Конечно, Черчилль не понимал, почему он должен сносить незаслуженные обвинении. В отличие от Гитлера он обычно предпочитал все записывать. Как сообщала генералу Луису Спирсу супруга Черчилля, Клементина: «Он часто не слушает или не слышит, если думает о чем-то другом. Но он всегда внимателен к бумажному документу, чего бы он ни касался. Он никогда не забывает ничего из того, что видел написанным на бумаге». Однако это должно было быть изложено кратко и по сути. В июле 1940 г.

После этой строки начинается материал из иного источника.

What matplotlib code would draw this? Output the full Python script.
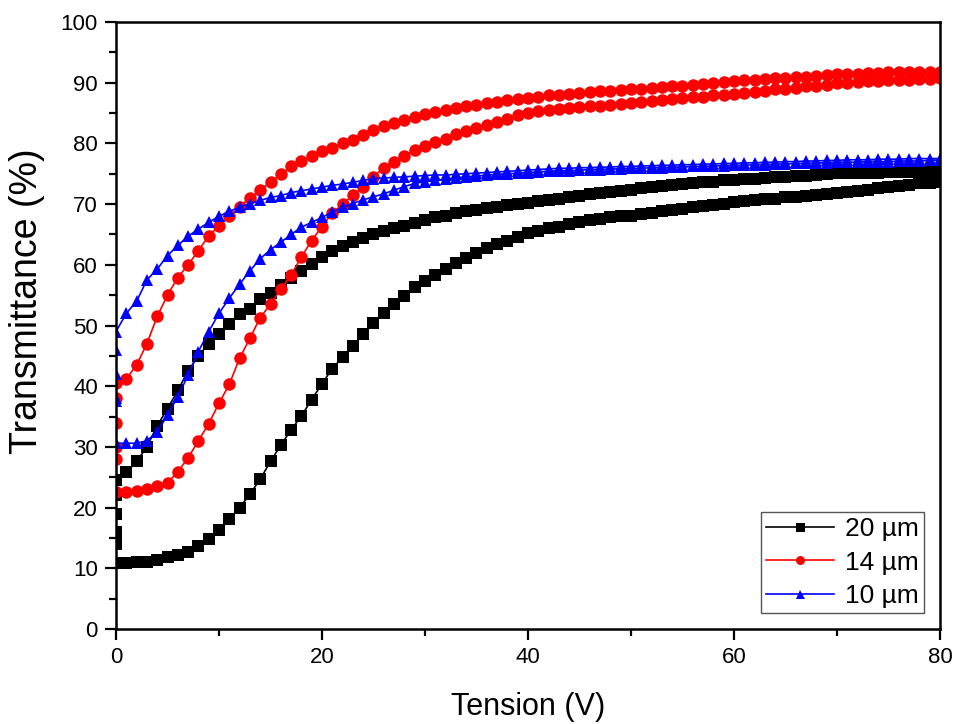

Черчилль передал в секретариат военного кабинета записку следующего содержания и придерживался изложенных в ней принципов на протяжении всех военных лет: «Необходимо очень четко понимать, что все указания, исходящие от меня, даются только в письменном виде, и я не несу никакой ответственности за вопросы национальной обороны, по которым я якобы дал указания, в том случае, если они не зафиксированы письменно»[76].
Один из высокопоставленных государственных чиновников, лорд Норманнбрук, вспоминал, что эта записка немедленно возымела огромный эффект: «Прежде премьер-министры, желая получить информацию или дать совет коллеге, делали это с помощью письма – в большинстве случае составленного от их имени личным секретарем. Теперь же министры получают личные сообщения, как правило, умещающиеся на четверти листа и сформулированные в выражениях, не оставляющих сомнения, что они написаны лично премьер-министром»[77]. Подобные записки обычно писались в начале и конце каждого дня.
Черчилль был одним из первых современных политических лидеров, кто признавал важность статистики и количественного анализа. Он поручил своему другу профессору Линдеманну возглавить статистическое бюро, в котором трудилось около двадцати человек, в том числе экономисты, как минимум один ученый, чиновники и обязательные секретари-машинистки, чтобы печатать отчеты. Вскоре стало ясно, что результаты его работы приносят Черчиллю, хорошо умевшему пользоваться собранными данными, неоценимую пользу. «Не пытайтесь формировать мнение, – писал он. – Предоставляйте нам только голые факты».